*Source material*.
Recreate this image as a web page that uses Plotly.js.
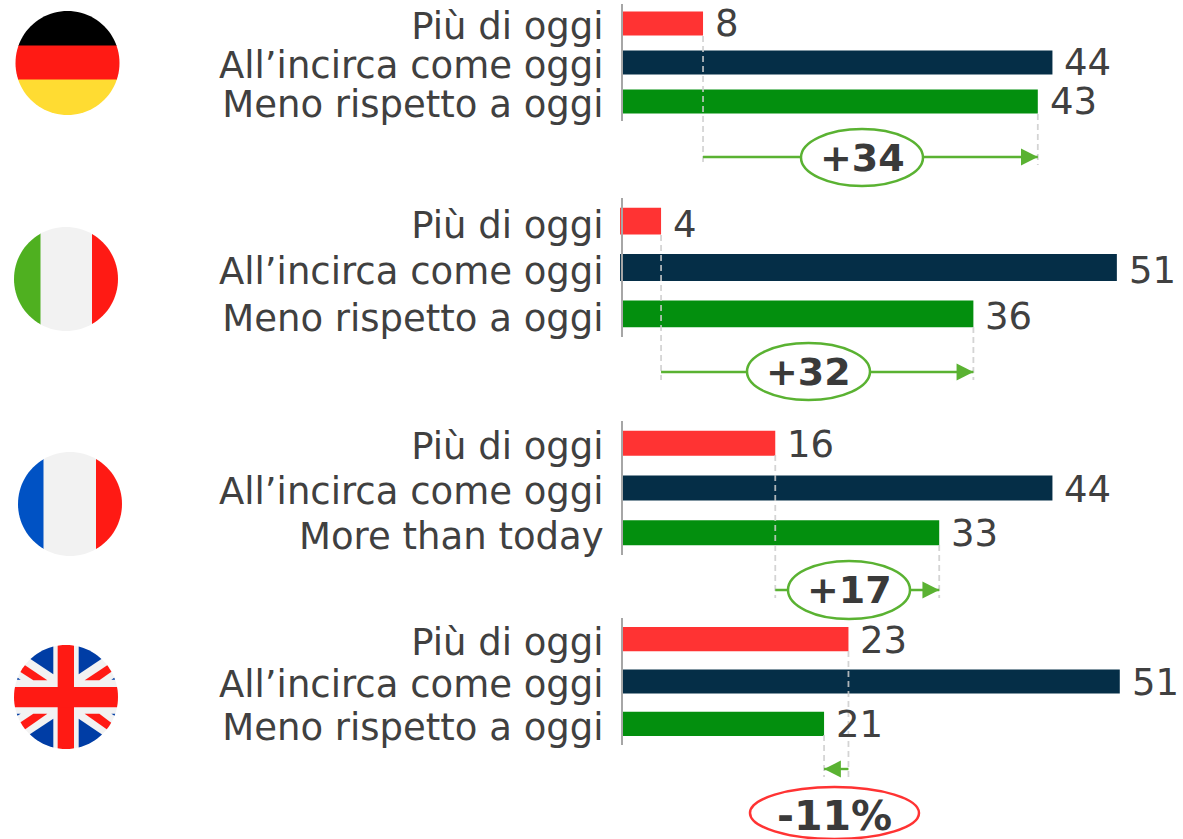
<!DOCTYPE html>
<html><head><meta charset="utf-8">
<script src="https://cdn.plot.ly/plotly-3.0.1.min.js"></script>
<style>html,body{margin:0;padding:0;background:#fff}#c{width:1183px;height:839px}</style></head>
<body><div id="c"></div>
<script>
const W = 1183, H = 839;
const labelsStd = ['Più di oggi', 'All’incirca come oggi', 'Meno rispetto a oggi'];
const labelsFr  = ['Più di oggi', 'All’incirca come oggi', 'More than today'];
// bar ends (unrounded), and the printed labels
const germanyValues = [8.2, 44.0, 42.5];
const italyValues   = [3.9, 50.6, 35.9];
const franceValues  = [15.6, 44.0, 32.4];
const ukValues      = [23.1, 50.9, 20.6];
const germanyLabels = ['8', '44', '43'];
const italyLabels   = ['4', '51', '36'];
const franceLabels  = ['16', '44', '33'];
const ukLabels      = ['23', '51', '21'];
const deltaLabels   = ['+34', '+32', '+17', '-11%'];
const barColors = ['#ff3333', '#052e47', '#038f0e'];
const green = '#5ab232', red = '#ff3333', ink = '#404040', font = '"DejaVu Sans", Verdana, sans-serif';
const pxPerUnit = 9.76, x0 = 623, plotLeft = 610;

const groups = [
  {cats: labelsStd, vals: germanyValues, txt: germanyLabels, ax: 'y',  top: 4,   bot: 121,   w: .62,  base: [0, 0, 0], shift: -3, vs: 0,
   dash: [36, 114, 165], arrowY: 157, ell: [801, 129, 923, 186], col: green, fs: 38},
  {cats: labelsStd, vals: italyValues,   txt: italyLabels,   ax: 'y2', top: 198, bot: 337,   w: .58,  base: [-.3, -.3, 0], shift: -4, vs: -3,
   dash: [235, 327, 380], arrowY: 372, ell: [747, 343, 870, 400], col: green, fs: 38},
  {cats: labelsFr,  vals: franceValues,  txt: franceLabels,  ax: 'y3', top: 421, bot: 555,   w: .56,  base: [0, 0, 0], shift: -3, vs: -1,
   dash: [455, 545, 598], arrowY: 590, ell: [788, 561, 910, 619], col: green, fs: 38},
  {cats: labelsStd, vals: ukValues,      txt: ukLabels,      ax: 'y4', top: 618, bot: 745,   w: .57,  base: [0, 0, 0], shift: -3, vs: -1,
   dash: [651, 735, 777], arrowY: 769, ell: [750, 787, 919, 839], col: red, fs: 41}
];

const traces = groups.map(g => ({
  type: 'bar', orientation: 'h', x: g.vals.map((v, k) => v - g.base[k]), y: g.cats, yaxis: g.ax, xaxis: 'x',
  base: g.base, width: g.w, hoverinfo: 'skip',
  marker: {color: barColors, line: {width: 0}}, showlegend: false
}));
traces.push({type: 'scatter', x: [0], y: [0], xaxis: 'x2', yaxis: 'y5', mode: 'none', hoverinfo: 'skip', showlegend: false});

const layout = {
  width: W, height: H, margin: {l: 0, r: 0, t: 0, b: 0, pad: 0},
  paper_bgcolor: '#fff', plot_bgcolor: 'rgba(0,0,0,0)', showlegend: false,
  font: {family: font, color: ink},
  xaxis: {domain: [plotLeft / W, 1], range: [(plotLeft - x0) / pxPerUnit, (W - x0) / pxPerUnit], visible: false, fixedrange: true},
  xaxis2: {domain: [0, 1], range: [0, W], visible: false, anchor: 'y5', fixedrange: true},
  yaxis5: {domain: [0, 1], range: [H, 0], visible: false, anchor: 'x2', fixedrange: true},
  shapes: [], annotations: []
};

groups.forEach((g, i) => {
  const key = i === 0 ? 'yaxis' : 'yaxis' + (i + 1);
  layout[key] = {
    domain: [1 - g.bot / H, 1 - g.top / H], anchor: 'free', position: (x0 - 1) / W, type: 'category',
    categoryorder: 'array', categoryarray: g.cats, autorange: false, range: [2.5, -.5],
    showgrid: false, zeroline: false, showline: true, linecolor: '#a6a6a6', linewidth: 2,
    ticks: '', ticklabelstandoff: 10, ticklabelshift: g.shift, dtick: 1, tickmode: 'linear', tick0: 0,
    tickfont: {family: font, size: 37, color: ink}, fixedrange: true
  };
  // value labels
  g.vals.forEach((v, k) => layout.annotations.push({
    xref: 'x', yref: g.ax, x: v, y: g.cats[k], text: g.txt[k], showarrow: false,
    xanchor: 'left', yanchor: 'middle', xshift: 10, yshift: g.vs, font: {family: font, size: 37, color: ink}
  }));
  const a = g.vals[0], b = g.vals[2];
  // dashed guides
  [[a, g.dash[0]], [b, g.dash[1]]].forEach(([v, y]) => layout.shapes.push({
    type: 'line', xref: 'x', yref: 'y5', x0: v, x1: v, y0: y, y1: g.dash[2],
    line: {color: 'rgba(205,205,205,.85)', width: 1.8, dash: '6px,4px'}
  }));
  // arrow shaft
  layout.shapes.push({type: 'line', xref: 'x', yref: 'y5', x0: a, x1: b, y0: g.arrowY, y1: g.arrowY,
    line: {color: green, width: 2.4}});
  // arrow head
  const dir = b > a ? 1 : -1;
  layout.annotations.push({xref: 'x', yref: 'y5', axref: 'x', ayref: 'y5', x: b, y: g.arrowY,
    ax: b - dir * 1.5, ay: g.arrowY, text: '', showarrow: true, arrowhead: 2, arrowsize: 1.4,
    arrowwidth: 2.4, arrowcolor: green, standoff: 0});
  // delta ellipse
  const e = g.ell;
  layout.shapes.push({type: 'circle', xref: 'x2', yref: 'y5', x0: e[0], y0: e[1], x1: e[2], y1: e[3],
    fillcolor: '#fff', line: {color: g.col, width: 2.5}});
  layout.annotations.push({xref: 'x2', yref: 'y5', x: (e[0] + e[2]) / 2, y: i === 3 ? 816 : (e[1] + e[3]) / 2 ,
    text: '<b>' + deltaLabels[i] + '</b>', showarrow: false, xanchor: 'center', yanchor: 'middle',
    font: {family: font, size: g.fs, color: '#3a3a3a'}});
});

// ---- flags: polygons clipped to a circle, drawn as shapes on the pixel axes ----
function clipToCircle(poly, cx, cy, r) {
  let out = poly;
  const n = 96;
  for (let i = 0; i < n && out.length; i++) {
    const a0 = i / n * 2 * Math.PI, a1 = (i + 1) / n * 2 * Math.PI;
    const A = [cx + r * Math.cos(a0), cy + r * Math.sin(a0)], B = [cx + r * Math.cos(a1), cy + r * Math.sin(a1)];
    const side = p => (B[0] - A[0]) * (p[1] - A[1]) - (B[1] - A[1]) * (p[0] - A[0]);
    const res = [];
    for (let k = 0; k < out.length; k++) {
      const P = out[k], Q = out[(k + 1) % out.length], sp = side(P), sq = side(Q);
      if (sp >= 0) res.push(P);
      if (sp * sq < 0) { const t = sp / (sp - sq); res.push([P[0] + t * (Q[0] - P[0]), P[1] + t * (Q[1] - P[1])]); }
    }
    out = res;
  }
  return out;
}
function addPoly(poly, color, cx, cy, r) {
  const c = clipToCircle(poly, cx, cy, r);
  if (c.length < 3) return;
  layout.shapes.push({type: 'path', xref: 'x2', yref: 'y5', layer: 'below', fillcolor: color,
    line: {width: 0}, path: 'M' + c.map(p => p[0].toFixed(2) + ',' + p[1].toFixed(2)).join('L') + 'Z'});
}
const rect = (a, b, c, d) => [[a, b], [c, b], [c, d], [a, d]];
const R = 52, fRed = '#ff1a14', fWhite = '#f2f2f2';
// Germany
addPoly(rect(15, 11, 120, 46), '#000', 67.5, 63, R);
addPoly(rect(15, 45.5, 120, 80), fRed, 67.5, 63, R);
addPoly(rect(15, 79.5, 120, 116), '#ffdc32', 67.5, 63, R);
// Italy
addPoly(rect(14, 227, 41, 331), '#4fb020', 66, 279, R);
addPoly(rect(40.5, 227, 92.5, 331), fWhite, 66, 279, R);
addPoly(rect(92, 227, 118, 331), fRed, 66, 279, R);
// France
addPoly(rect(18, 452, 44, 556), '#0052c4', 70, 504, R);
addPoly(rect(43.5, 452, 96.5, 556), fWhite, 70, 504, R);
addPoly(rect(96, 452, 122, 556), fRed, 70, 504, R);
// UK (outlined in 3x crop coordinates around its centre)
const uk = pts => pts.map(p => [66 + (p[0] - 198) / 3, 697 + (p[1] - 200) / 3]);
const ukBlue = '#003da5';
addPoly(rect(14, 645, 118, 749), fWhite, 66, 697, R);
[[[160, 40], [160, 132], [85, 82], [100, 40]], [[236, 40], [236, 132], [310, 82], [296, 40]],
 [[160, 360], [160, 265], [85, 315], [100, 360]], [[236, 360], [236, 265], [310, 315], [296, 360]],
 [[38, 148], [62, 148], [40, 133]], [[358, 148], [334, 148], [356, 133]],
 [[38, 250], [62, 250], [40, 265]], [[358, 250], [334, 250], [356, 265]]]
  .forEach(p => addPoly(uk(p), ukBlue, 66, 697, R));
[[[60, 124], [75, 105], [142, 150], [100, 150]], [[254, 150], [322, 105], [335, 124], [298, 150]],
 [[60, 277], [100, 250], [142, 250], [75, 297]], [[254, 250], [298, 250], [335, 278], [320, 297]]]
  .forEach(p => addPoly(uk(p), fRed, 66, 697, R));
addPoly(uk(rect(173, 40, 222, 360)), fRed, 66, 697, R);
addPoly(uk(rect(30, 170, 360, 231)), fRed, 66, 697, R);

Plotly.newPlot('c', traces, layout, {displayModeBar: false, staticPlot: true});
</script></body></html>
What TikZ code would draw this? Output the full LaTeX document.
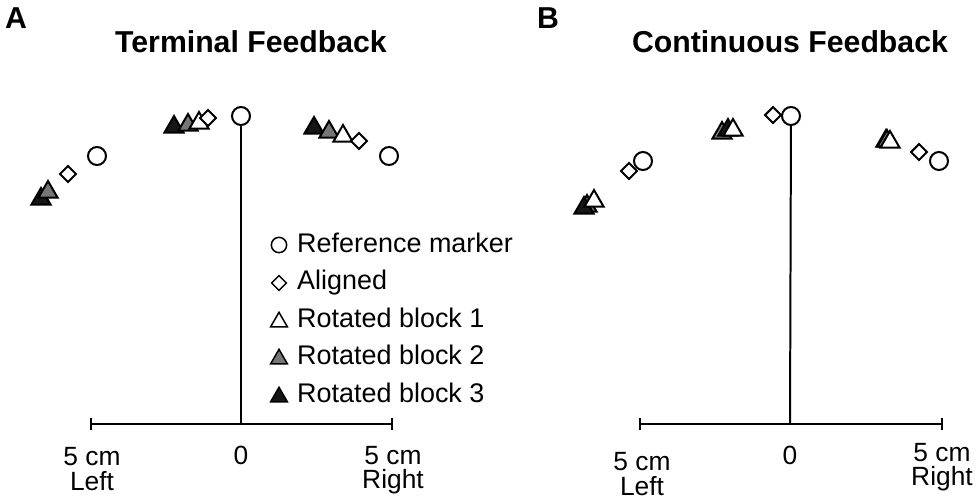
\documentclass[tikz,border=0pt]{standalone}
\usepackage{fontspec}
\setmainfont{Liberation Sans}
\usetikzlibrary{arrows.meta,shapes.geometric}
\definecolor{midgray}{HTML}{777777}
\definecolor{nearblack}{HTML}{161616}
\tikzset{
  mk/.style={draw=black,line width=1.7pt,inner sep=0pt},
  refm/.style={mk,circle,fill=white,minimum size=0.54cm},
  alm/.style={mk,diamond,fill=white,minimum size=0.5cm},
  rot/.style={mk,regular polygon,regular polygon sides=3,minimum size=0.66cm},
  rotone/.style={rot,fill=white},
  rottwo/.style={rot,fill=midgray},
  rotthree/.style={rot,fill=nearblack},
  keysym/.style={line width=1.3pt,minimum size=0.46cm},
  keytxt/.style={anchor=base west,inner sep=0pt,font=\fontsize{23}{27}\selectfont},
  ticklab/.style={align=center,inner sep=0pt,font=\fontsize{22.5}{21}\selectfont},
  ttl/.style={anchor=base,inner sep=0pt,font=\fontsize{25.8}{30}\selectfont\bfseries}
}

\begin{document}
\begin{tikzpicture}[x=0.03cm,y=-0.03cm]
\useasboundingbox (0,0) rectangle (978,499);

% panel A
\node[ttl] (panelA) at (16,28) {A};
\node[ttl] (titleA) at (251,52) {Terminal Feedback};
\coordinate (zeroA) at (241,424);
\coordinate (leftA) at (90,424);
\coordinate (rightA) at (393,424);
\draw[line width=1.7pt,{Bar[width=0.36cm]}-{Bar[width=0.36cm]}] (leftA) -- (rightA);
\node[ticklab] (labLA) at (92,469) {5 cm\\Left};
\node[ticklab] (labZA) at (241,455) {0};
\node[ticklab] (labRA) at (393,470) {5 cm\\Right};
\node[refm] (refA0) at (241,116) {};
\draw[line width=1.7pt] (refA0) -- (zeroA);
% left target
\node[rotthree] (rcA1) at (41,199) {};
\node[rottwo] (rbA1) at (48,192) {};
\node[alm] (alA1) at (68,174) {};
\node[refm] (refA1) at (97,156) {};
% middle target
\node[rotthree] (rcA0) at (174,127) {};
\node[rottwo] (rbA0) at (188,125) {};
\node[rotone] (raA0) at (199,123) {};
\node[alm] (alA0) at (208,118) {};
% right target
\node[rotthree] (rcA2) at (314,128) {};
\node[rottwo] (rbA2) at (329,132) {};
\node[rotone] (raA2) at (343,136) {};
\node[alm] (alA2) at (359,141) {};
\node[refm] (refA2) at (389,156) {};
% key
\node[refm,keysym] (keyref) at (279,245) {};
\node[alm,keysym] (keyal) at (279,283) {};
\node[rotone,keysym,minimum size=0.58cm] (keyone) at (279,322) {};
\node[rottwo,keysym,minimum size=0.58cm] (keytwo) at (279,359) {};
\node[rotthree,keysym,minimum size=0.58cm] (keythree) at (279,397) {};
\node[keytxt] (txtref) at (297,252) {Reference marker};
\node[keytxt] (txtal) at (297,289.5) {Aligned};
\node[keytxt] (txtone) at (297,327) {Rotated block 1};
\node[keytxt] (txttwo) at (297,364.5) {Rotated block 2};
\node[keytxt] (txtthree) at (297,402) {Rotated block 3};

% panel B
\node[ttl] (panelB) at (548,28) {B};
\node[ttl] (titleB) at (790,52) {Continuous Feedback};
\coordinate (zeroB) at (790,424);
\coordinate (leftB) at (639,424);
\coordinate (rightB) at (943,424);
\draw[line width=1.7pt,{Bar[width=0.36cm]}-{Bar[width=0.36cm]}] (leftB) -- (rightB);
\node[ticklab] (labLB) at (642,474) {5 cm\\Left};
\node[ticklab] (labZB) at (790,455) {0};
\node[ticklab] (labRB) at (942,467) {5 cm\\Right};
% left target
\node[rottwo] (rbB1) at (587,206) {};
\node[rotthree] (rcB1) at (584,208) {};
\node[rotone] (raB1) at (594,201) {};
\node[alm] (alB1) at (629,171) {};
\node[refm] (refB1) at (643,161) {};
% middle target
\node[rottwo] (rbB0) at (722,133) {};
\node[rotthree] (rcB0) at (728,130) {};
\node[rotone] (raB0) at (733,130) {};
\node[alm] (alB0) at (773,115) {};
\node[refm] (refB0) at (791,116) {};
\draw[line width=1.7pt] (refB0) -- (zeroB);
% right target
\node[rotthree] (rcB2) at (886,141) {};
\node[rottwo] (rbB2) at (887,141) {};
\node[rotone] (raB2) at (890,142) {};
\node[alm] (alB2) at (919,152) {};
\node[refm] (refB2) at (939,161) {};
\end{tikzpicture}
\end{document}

*Exercise directions*. From the data above, show each line that contains "this".

*Exercise output*.
Recreate this image as a web page that uses Plotly.js.
What TikZ code would draw this? Output the full LaTeX document.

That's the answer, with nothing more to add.